TASK PROMPT -
Transcribe the whole listing below without changing a word, but leave out every image.

DATA EXCERPT -
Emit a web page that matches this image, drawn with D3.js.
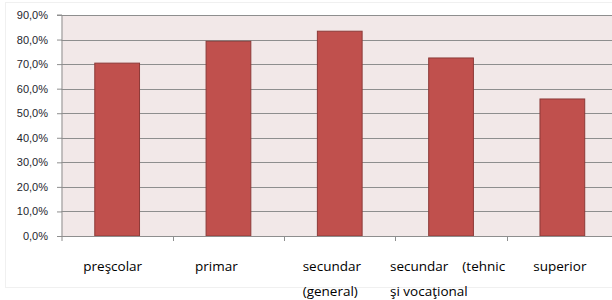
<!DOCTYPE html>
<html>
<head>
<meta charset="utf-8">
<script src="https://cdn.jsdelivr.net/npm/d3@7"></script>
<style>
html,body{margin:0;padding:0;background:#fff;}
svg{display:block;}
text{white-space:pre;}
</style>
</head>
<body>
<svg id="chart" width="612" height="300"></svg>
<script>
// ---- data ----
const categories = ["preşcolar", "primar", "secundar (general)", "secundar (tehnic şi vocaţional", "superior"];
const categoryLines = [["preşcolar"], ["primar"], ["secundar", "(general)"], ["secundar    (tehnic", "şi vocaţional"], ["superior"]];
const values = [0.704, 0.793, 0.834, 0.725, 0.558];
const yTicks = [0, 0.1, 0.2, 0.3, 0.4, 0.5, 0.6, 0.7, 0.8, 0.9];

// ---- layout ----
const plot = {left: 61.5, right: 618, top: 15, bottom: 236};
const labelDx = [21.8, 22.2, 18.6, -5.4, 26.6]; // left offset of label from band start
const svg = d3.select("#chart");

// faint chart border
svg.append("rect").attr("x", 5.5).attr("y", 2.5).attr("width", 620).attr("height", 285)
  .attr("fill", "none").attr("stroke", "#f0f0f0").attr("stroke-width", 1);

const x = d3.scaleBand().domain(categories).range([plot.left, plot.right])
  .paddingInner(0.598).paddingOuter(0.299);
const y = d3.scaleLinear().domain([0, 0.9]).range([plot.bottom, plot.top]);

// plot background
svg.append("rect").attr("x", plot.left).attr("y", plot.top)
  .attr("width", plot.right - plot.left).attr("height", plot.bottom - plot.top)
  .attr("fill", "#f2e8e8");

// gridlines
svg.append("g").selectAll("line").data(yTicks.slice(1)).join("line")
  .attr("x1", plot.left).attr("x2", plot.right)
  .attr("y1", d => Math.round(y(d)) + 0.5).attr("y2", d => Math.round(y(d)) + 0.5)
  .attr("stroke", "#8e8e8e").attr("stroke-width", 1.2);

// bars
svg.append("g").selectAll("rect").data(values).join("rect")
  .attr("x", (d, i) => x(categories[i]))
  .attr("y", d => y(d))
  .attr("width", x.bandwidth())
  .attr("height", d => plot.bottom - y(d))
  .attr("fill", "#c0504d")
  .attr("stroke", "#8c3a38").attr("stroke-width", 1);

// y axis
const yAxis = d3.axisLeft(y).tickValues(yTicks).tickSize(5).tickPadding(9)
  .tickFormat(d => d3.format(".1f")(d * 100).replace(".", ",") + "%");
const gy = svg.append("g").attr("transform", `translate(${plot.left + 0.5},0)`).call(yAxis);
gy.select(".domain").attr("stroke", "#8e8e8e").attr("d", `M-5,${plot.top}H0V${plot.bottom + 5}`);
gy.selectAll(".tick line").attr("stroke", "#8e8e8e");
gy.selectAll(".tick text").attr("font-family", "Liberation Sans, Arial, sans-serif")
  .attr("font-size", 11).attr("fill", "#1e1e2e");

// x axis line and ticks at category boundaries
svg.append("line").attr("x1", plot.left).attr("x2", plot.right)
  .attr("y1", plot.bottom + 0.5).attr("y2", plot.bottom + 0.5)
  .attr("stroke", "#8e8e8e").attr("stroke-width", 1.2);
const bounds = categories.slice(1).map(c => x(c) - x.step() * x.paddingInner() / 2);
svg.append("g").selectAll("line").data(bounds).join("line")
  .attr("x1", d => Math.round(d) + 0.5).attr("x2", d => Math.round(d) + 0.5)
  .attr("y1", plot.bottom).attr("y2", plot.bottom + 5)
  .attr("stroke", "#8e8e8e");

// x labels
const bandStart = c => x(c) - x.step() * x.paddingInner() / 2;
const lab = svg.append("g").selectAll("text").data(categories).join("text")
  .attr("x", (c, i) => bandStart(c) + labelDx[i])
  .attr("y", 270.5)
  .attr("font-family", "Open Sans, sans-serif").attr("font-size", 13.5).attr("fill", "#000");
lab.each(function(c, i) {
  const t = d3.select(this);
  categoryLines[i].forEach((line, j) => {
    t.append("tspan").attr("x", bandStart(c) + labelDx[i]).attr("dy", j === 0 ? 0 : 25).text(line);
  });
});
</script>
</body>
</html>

RESPONSE TO THIS TASK -
Emit a web page that matches this image, drawn with D3.js.
<!DOCTYPE html>
<html>
<head>
<meta charset="utf-8">
<script src="https://cdn.jsdelivr.net/npm/d3@7"></script>
<style>
html,body{margin:0;padding:0;background:#fff;}
svg{display:block;}
text{white-space:pre;}
</style>
</head>
<body>
<svg id="chart" width="612" height="300"></svg>
<script>
// ---- data ----
const categories = ["preşcolar", "primar", "secundar (general)", "secundar (tehnic şi vocaţional", "superior"];
const categoryLines = [["preşcolar"], ["primar"], ["secundar", "(general)"], ["secundar    (tehnic", "şi vocaţional"], ["superior"]];
const values = [0.704, 0.793, 0.834, 0.725, 0.558];
const yTicks = [0, 0.1, 0.2, 0.3, 0.4, 0.5, 0.6, 0.7, 0.8, 0.9];

// ---- layout ----
const plot = {left: 61.5, right: 618, top: 15, bottom: 236};
const labelDx = [21.8, 22.2, 18.6, -5.4, 26.6]; // left offset of label from band start
const svg = d3.select("#chart");

// faint chart border
svg.append("rect").attr("x", 5.5).attr("y", 2.5).attr("width", 620).attr("height", 285)
  .attr("fill", "none").attr("stroke", "#f0f0f0").attr("stroke-width", 1);

const x = d3.scaleBand().domain(categories).range([plot.left, plot.right])
  .paddingInner(0.598).paddingOuter(0.299);
const y = d3.scaleLinear().domain([0, 0.9]).range([plot.bottom, plot.top]);

// plot background
svg.append("rect").attr("x", plot.left).attr("y", plot.top)
  .attr("width", plot.right - plot.left).attr("height", plot.bottom - plot.top)
  .attr("fill", "#f2e8e8");

// gridlines
svg.append("g").selectAll("line").data(yTicks.slice(1)).join("line")
  .attr("x1", plot.left).attr("x2", plot.right)
  .attr("y1", d => Math.round(y(d)) + 0.5).attr("y2", d => Math.round(y(d)) + 0.5)
  .attr("stroke", "#8e8e8e").attr("stroke-width", 1.2);

// bars
svg.append("g").selectAll("rect").data(values).join("rect")
  .attr("x", (d, i) => x(categories[i]))
  .attr("y", d => y(d))
  .attr("width", x.bandwidth())
  .attr("height", d => plot.bottom - y(d))
  .attr("fill", "#c0504d")
  .attr("stroke", "#8c3a38").attr("stroke-width", 1);

// y axis
const yAxis = d3.axisLeft(y).tickValues(yTicks).tickSize(5).tickPadding(9)
  .tickFormat(d => d3.format(".1f")(d * 100).replace(".", ",") + "%");
const gy = svg.append("g").attr("transform", `translate(${plot.left + 0.5},0)`).call(yAxis);
gy.select(".domain").attr("stroke", "#8e8e8e").attr("d", `M-5,${plot.top}H0V${plot.bottom + 5}`);
gy.selectAll(".tick line").attr("stroke", "#8e8e8e");
gy.selectAll(".tick text").attr("font-family", "Liberation Sans, Arial, sans-serif")
  .attr("font-size", 11).attr("fill", "#1e1e2e");

// x axis line and ticks at category boundaries
svg.append("line").attr("x1", plot.left).attr("x2", plot.right)
  .attr("y1", plot.bottom + 0.5).attr("y2", plot.bottom + 0.5)
  .attr("stroke", "#8e8e8e").attr("stroke-width", 1.2);
const bounds = categories.slice(1).map(c => x(c) - x.step() * x.paddingInner() / 2);
svg.append("g").selectAll("line").data(bounds).join("line")
  .attr("x1", d => Math.round(d) + 0.5).attr("x2", d => Math.round(d) + 0.5)
  .attr("y1", plot.bottom).attr("y2", plot.bottom + 5)
  .attr("stroke", "#8e8e8e");

// x labels
const bandStart = c => x(c) - x.step() * x.paddingInner() / 2;
const lab = svg.append("g").selectAll("text").data(categories).join("text")
  .attr("x", (c, i) => bandStart(c) + labelDx[i])
  .attr("y", 270.5)
  .attr("font-family", "Open Sans, sans-serif").attr("font-size", 13.5).attr("fill", "#000");
lab.each(function(c, i) {
  const t = d3.select(this);
  categoryLines[i].forEach((line, j) => {
    t.append("tspan").attr("x", bandStart(c) + labelDx[i]).attr("dy", j === 0 ? 0 : 25).text(line);
  });
});
</script>
</body>
</html>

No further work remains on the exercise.